OpenAI launches new macOS app for agentic coding
OpenAI has released a new macOS app designed for agentic coding, enabling developers to run autonomous coding workflows, manage tasks, and interact directly with AI-powered tools on Mac.
Artificial intelligence is already reshaping how software is built, with much of the repetitive, labour-intensive programming now handled by coordinated groups of agents and sub-agents. As developers explore new interfaces and form factors for collaborating with AI systems, even the most advanced AI research labs have struggled to keep pace with the rapid evolution of workflows.
One of the dominant trends in this space is agentic software development — systems in which AI agents can independently execute coding tasks. That approach has been popularised by tools such as Claude Code and Cowork. During this shift, OpenAI has been steadily expanding its Codex offering, which launched as a command-line tool last April and gained a web-based interface a month later.
Now, OpenAI is making a more decisive move. On Monday, the company introduced a new macOS application for Codex, bringing together many of the agentic development practices that have gained traction over the past year. The macOS app is built to support multiple agents working in parallel, combining agent capabilities with other modern workflows. The release also arrives less than two months after OpenAI unveiled GPT-5.2-Codex, its most advanced coding model to date — a release the company hopes will be compelling enough to draw users away from Claude Code.
“If you want to do truly sophisticated work on something complex, 5.2 is the strongest model available by a wide margin,” OpenAI CEO Sam Altman said during a press call. “That said, it hasn’t always been easy to use. By pairing that level of model capability with a more flexible interface, we think it can make a meaningful difference.”

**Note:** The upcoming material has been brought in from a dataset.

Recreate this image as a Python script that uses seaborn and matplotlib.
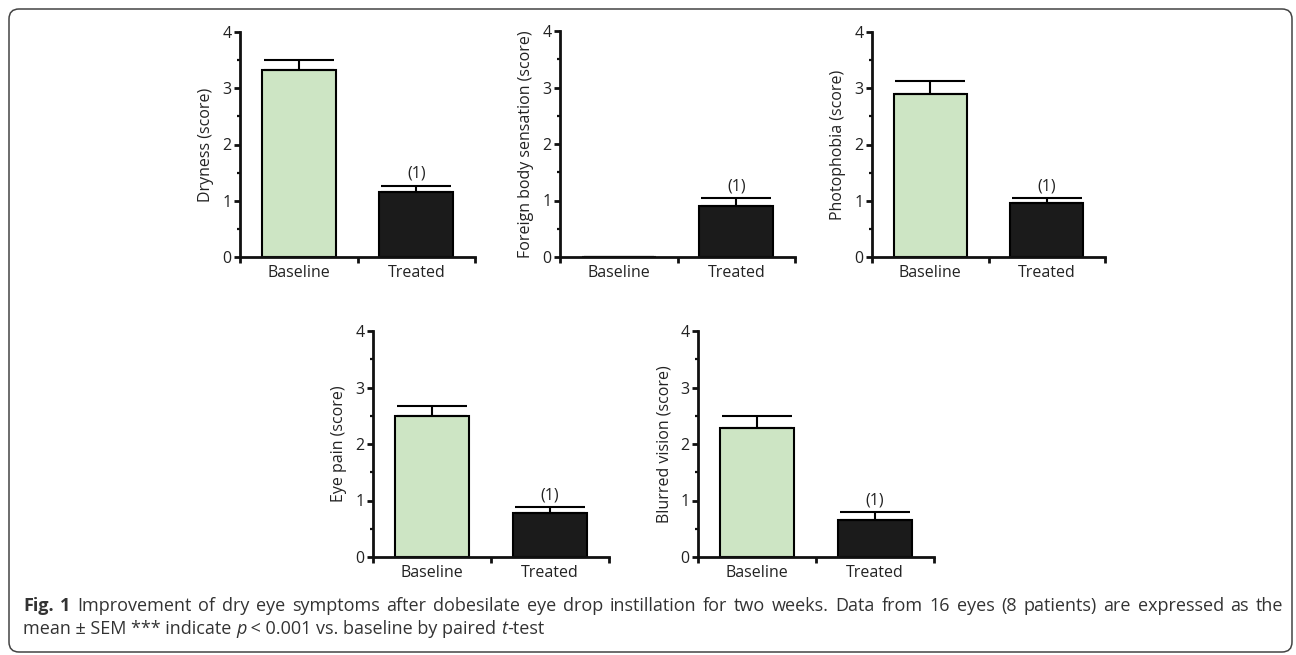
import pandas as pd
import seaborn as sns
import matplotlib.pyplot as plt
from matplotlib.patches import FancyBboxPatch
from matplotlib.ticker import MultipleLocator
from matplotlib.transforms import IdentityTransform

W, H = 1296, 655

groups = ["Baseline", "Treated"]
symptoms = ["Dryness", "Foreign body sensation", "Photophobia", "Eye pain", "Blurred vision"]
baseline_mean = [3.33, 0.0, 2.89, 2.50, 2.28]
baseline_sem = [0.18, 0.0, 0.24, 0.17, 0.22]
treated_mean = [1.16, 0.91, 0.96, 0.78, 0.65]
treated_sem = [0.11, 0.14, 0.095, 0.11, 0.15]
sig_marks = ["(1)", "(1)", "(1)", "(1)", "(1)"]

colors = ["#cde5c4", "#1b1b1b"]

# axes boxes in pixels: left, right, top, bottom
boxes = [
    (240, 475, 32, 257),
    (560, 795, 31, 257),
    (872, 1105, 32, 257),
    (373, 609, 331, 557),
    (698, 934, 331, 557),
]

sns.set_theme(style="ticks")
plt.rcParams["font.family"] = ["Open Sans", "DejaVu Sans"]

fig = plt.figure(figsize=(W / 100, H / 100), dpi=100)

for i, name in enumerate(symptoms):
    l, r, t, b = boxes[i]
    ax = fig.add_axes([l / W, 1 - b / H, (r - l) / W, (b - t) / H])

    df = pd.DataFrame({
        "group": groups,
        "score": [baseline_mean[i], treated_mean[i]],
        "sem": [baseline_sem[i], treated_sem[i]],
    })
    sns.barplot(data=df, x="group", y="score", hue="group", palette=colors,
                saturation=1, width=0.63, edgecolor="black", linewidth=1.5,
                ax=ax, legend=False)
    ax.errorbar(x=[0, 1], y=df["score"], yerr=[[0, 0], df["sem"]], fmt="none",
                ecolor="black", elinewidth=1.5, capsize=25, capthick=1.5)
    ax.annotate(sig_marks[i], (1, treated_mean[i] + treated_sem[i]),
                xytext=(0, 5.5), textcoords="offset points",
                ha="center", va="baseline", fontsize=11.5, color="#222222")

    ax.set_xlim(-0.5, 1.5)
    ax.set_ylim(0, 4)
    ax.set_yticks([0, 1, 2, 3, 4])
    ax.yaxis.set_minor_locator(MultipleLocator(0.5))
    ax.set_xticks([-0.5, 0.5, 1.5], labels=["", "", ""])
    ax.set_xticks([0, 1], labels=groups, minor=True)

    ax.tick_params(axis="y", which="major", length=4, width=2, labelsize=11.5,
                   pad=2, colors="#111111", labelcolor="#222222")
    ax.tick_params(axis="y", which="minor", length=2.5, width=1.6, colors="#111111")
    ax.tick_params(axis="x", which="major", length=4, width=2, colors="#111111")
    ax.tick_params(axis="x", which="minor", length=0, labelsize=11.5, pad=6,
                   labelcolor="#222222")

    ax.set_xlabel("")
    ax.set_ylabel(f"{name} (score)", fontsize=11.5, labelpad=6, color="#222222")
    sns.despine(ax=ax)
    for side in ["left", "bottom"]:
        ax.spines[side].set_linewidth(2)
        ax.spines[side].set_color("#111111")

renderer = fig.canvas.get_renderer()
cap_size = 13
cap_color = "#333333"


def put(x, y, text, weight="normal", style="normal"):
    txt = fig.text(x / W, 1 - y / H, text, fontsize=cap_size, fontweight=weight,
                   fontstyle=style, ha="left", va="baseline", color=cap_color)
    return txt.get_window_extent(renderer).width


# first caption line is justified to the right margin
line1 = [("Fig.", "bold"), ("1", "bold")] + [
    (w, "normal") for w in ("Improvement of dry eye symptoms after dobesilate eye drop "
                            "instillation for two weeks. Data from 16 eyes (8 patients) "
                            "are expressed as the").split()
]
x0, x1 = 23, 1283
widths = []
for word, weight in line1:
    probe = fig.text(0, 0, word, fontsize=cap_size, fontweight=weight)
    widths.append(probe.get_window_extent(renderer).width)
    probe.remove()
gap = (x1 - x0 - sum(widths)) / (len(line1) - 1)
x = x0
for (word, weight), w in zip(line1, widths):
    put(x, 611, word, weight)
    x += w + gap

x = x0
for text, style in [("mean ± SEM *** indicate ", "normal"), ("p", "italic"),
                    (" < 0.001 vs. baseline by paired ", "normal"), ("t", "italic"),
                    ("-test", "normal")]:
    x += put(x, 634, text, style=style)

border = FancyBboxPatch((9, 3), 1283, 643, boxstyle="round,pad=0,rounding_size=10",
                        transform=IdentityTransform(), fill=False,
                        edgecolor="#444444", linewidth=1.1)
fig.add_artist(border)

fig.savefig("out.png", dpi=100)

Despite Altman’s confidence, performance benchmarks paint a more nuanced picture. GPT-5.2 currently sits at the top of TerminalBench, which measures how effectively AI models handle command-line programming tasks, at least at the time of publication. However, agents from Gemini 3 and Claude Opus have achieved scores that are broadly comparable — slightly lower, but still within the benchmark’s margin of error. Results from SWE-bench, another widely used benchmark that evaluates an AI’s ability to resolve real-world software bugs, show a similar pattern, with no clear leader emerging. Agentic workflows themselves remain difficult to benchmark reliably, and real-world user experience can vary widely even among state-of-the-art models.
The new Codex app also introduces a variety of features that OpenAI says will allow it to match — or in some cases exceed — competing Claude-based tools. One addition is support for automations that can run quietly in the background on a scheduled basis, with outputs saved to a queue for users to review later. The app also lets developers choose from different agent personalities, ranging from pragmatic to empathetic, depending on their preferred working style.
For OpenAI, however, the most compelling argument remains the speed at which AI-assisted development can move. “You can start from a completely blank slate and build a genuinely sophisticated piece of software in just a few hours,” Altman said. “At this point, the main constraint is how fast I can type new ideas — that’s the real bottleneck on what can be built.”